Vínculos sin raíz

Bibian Marcela Riveros
Universidad Jorge Tadeo Lozano
Hoy estamos más conectados que nunca, pero también más solos. La tecnología nos ha ofrecido una conexión constante, un contacto permanente y la posibilidad de estar presentes en la vida de otros incluso sin vernos, pero ¿a qué costo? ¿Qué tipo de relaciones estamos construyendo cuando todo pasa a través de una pantalla? ¿Por qué lo que mostramos siempre es una versión pulida y escogida cuidadosamente para no mostrar nuestra realidad?
Nos hemos acostumbrado a tener vínculos que duran lo mismo que una historia de Instagram. ¿Qué pasa si algo no me gusta? Lo salto. ¿Si me incomoda? Lo omito. ¿Y si me exige? Lo reemplazo. Esa lógica de inmediatez se ha introducido en nuestra forma de sentir y expresar afecto, lo que me lleva a preguntarme ¿por qué empezamos a medir el valor de un lazo por su capacidad de entretenernos, y no por su profundidad? ¿En qué momento dejamos que un like o un comentario nos afecten tanto? ¿Desde cuándo permitimos que el miedo a perdernos de algo tome control sobre nuestras emociones?
En este sentido, pareciera que queremos afecto, pero sin esfuerzo. Queremos compañía, pero que no toque fibras profundas. ¿Cómo se sostiene una conexión cuando todo tiene que ser inmediato, ligero y sin conflictos? ¿Cómo se cultiva algo real en un ecosistema donde lo incómodo se descarta y lo frágil se esconde?
Y es que el miedo a la profundidad es real. Nos aterra abrir espacios donde el otro pueda ver nuestras heridas. La vulnerabilidad nos asusta y la sola idea de mostrarnos sin barreras nos atormenta. ¿Acaso ser humano es igual a ser débil? ¿Por qué preferimos relaciones donde podemos evitar involucrarnos emocionalmente?
Por otro lado, la ilusión de una conexión constante nos ha hecho creer que estar en contacto es lo mismo que estar cerca. Mandamos mensajes, compartimos memes, reaccionamos a historias, pero ¿cuándo fue la última vez que tuvimos una conversación honesta, sin pantallas de por medio? ¿Cuántos de nosotros resistimos el silencio compartido, la mirada directa, el tiempo sin edición?

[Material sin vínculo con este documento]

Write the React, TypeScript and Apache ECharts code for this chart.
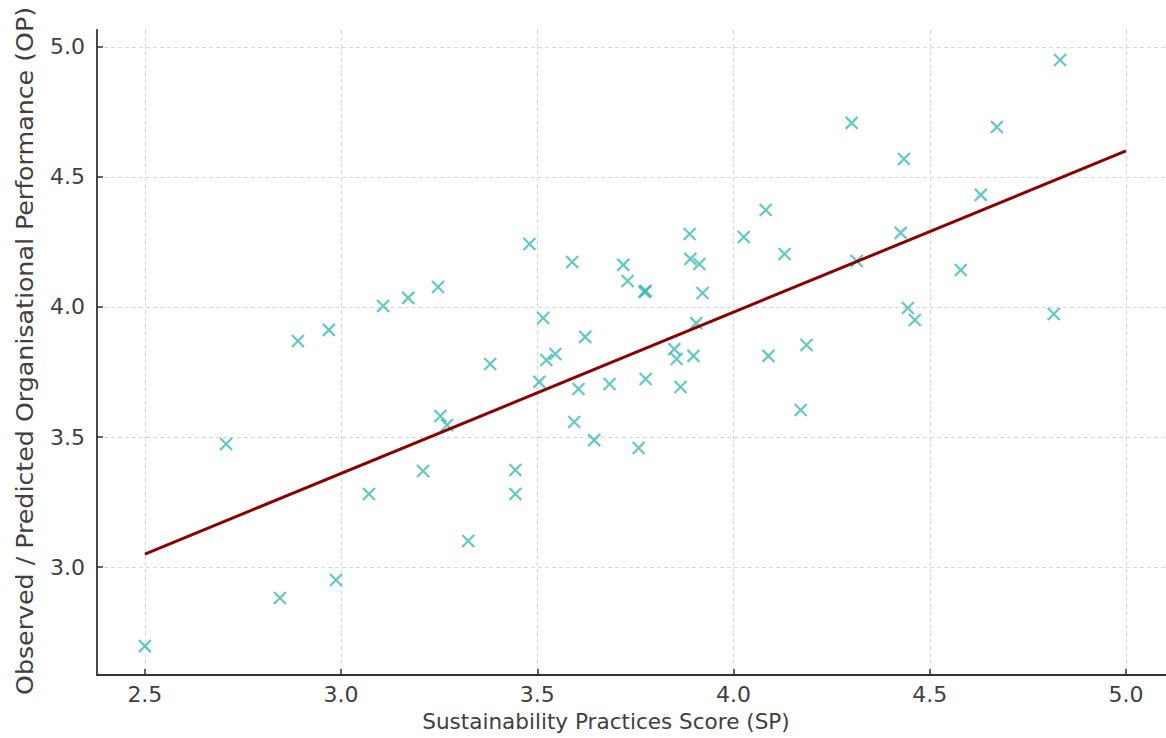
import React, { useEffect, useRef } from "react";
import * as echarts from "echarts";

const spScores: number[] = [
  2.5, 2.707, 2.844, 2.89, 2.969, 2.987, 3.071, 3.107, 3.171, 3.209,
  3.247, 3.253, 3.27, 3.324, 3.38, 3.444, 3.444, 3.48, 3.505, 3.515,
  3.523, 3.546, 3.589, 3.594, 3.605, 3.622, 3.645, 3.684, 3.719, 3.73,
  3.758, 3.773, 3.776, 3.776, 3.849, 3.855, 3.865, 3.888, 3.89, 3.898,
  3.905, 3.913, 3.921, 4.026, 4.082, 4.089, 4.13, 4.171, 4.186, 4.301,
  4.314, 4.426, 4.434, 4.444, 4.462, 4.579, 4.63, 4.671, 4.816, 4.832,
];
const opScores: number[] = [
  2.696, 3.473, 2.881, 3.869, 3.912, 2.95, 3.281, 4.004, 4.035, 3.369,
  4.077, 3.581, 3.546, 3.1, 3.781, 3.373, 3.281, 4.242, 3.712, 3.958,
  3.796, 3.819, 4.173, 3.558, 3.685, 3.885, 3.488, 3.704, 4.162, 4.1,
  3.458, 4.058, 4.062, 3.723, 3.838, 3.8, 3.692, 4.281, 4.185, 3.812,
  3.938, 4.165, 4.054, 4.269, 4.373, 3.812, 4.204, 3.604, 3.854, 4.708,
  4.177, 4.285, 4.569, 3.996, 3.95, 4.142, 4.431, 4.692, 3.973, 4.95,
];
const fitX: number[] = [2.5, 5.0];
const fitY: number[] = [3.05, 4.6];
const xTicks: number[] = [2.5, 3.0, 3.5, 4.0, 4.5, 5.0];
const yTicks: number[] = [3.0, 3.5, 4.0, 4.5, 5.0];
const xTitle = "Sustainability Practices Score (SP)";
const yTitle = "Observed / Predicted Organisational Performance (OP)";

const FONT = "DejaVu Sans";
const TEXT = "#404040";
const SPINE = "#333333";

export default function App() {
  const ref = useRef<HTMLDivElement>(null);
  useEffect(() => {
    if (!ref.current) return;
    const chart = echarts.init(ref.current, null, { renderer: "svg" });
    const grid = { color: "#d9d9d9", width: 1, type: [4, 3] as number[] };
    chart.setOption({
      animation: false,
      backgroundColor: "#ffffff",
      grid: { left: 97, right: 0, top: 30, bottom: 63, containLabel: false },
      xAxis: {
        type: "value",
        min: 2.378,
        max: 5.102,
        axisLine: { show: true, lineStyle: { color: SPINE, width: 1.8 } },
        axisTick: {
          show: true,
          inside: true,
          length: 6,
          customValues: xTicks,
          lineStyle: { color: SPINE, width: 1.5 },
        },
        axisLabel: {
          customValues: xTicks,
          formatter: (v: number) => v.toFixed(1),
          margin: 8,
          fontFamily: FONT,
          fontSize: 22,
          color: TEXT,
        },
        splitLine: { show: true, lineStyle: grid },
      },
      yAxis: {
        type: "value",
        min: 2.585,
        max: 5.065,
        axisLine: { show: true, lineStyle: { color: SPINE, width: 1.8 } },
        axisTick: {
          show: true,
          inside: true,
          length: 6,
          customValues: yTicks,
          lineStyle: { color: SPINE, width: 1.5 },
        },
        axisLabel: {
          customValues: yTicks,
          formatter: (v: number) => v.toFixed(1),
          margin: 12,
          fontFamily: FONT,
          fontSize: 22,
          color: TEXT,
        },
        splitLine: { show: true, lineStyle: grid },
      },
      graphic: [
        {
          type: "text",
          x: 606,
          y: 721,
          scaleX: 0.98,
          style: {
            text: xTitle,
            font: `22px "${FONT}"`,
            fill: TEXT,
            textAlign: "center",
            textVerticalAlign: "middle",
          },
        },
        {
          type: "text",
          x: 25,
          y: 351,
          rotation: Math.PI / 2,
          scaleX: 1.1,
          style: {
            text: yTitle,
            font: `23px "${FONT}"`,
            fill: TEXT,
            textAlign: "center",
            textVerticalAlign: "middle",
          },
        },
      ],
      series: [
        {
          type: "scatter",
          data: spScores.map((x, i) => [x, opScores[i]]),
          symbol: "path://M0,0L10,10M10,0L0,10",
          symbolSize: 12,
          itemStyle: {
            color: "rgba(0,0,0,0)",
            borderColor: "#20b2aa",
            borderWidth: 2.2,
            opacity: 0.7,
          },
          z: 2,
        },
        {
          type: "line",
          data: fitX.map((x, i) => [x, fitY[i]]),
          showSymbol: false,
          symbol: "none",
          lineStyle: { color: "#8b0000", width: 3 },
          z: 3,
        },
      ],
    });
    return () => chart.dispose();
  }, []);
  return (
    <div
      ref={ref}
      style={{ position: "fixed", left: 0, top: 0, width: 1166, height: 738 }}
    />
  );
}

A esto se le puede sumar la facilidad de reemplazar. Si alguien se va, si algo no fluye, si aparece la mínima dificultad, pasamos la página. Un clic y volvemos a empezar. Pero, ¿empezamos de verdad? ¿O simplemente repetimos la misma secuencia, con distintas caras, sin cambiar nada en el fondo? ¿Cuánto vale un vínculo si lo sabemos sustituible que es desde el inicio?
Asimismo, el individualismo emocional también nos atraviesa. Todos queremos ser escuchados, comprendidos, validados. Pero ¿estamos dispuestos a hacer lo mismo por los demás? ¿A dejar de hablar de nosotros para preguntar cómo está el otro? ¿Por qué nos cuesta tanto sostener el silencio sin apurarlo, sin interrumpirlo, sin devolver la conversación hacia nuestro propio ser?
Y no hablo desde afuera. Yo también me alejo cuando me siento expuesta. Reviso perfiles buscando respuestas donde no las hay, rastros de atención que me demuestren que sí importo, que soy alguien para los demás. Quiero tener el control, anticiparme, no quedar vulnerable. Me duele no ser elegida, pero también me da miedo que alguien lo haga y me vea de verdad. ¿Qué pasa si no les gusta lo que ven? ¿Cómo se construye un vínculo si todos llevamos ese miedo por dentro?
Siento que nos estamos quedando solos no porque falte gente, sino porque falta presencia. Porque nadie quiere quedarse cuando se vuelve difícil. Porque confundimos amar con consumir, vincularse con entretener, acompañar con interactuar. Tal vez no necesitamos más personas, sino menos, pero más presentes. Tal vez necesitamos menos ruido y más silencio compartido, más escucha sin juicio, más conversaciones profundas.
Hay algo que se ha perdido en el camino. Tal vez sea el tiempo. Tal vez sea la disposición. Tal vez sea el coraje de quedarnos cuando el otro no está bien, de no huir cuando la relación deja de ser cómoda. ¿Qué significa realmente estar con alguien? ¿Qué implica decir “me quedo”, incluso cuando ya no es fácil?
Estamos aprendiendo a vivir solos, incluso rodeados de gente. A sobrevivir afectivamente con vínculos livianos. ¿Es suficiente? ¿Cuánto más podremos sostenernos sin raíces, sin piel, sin presencia?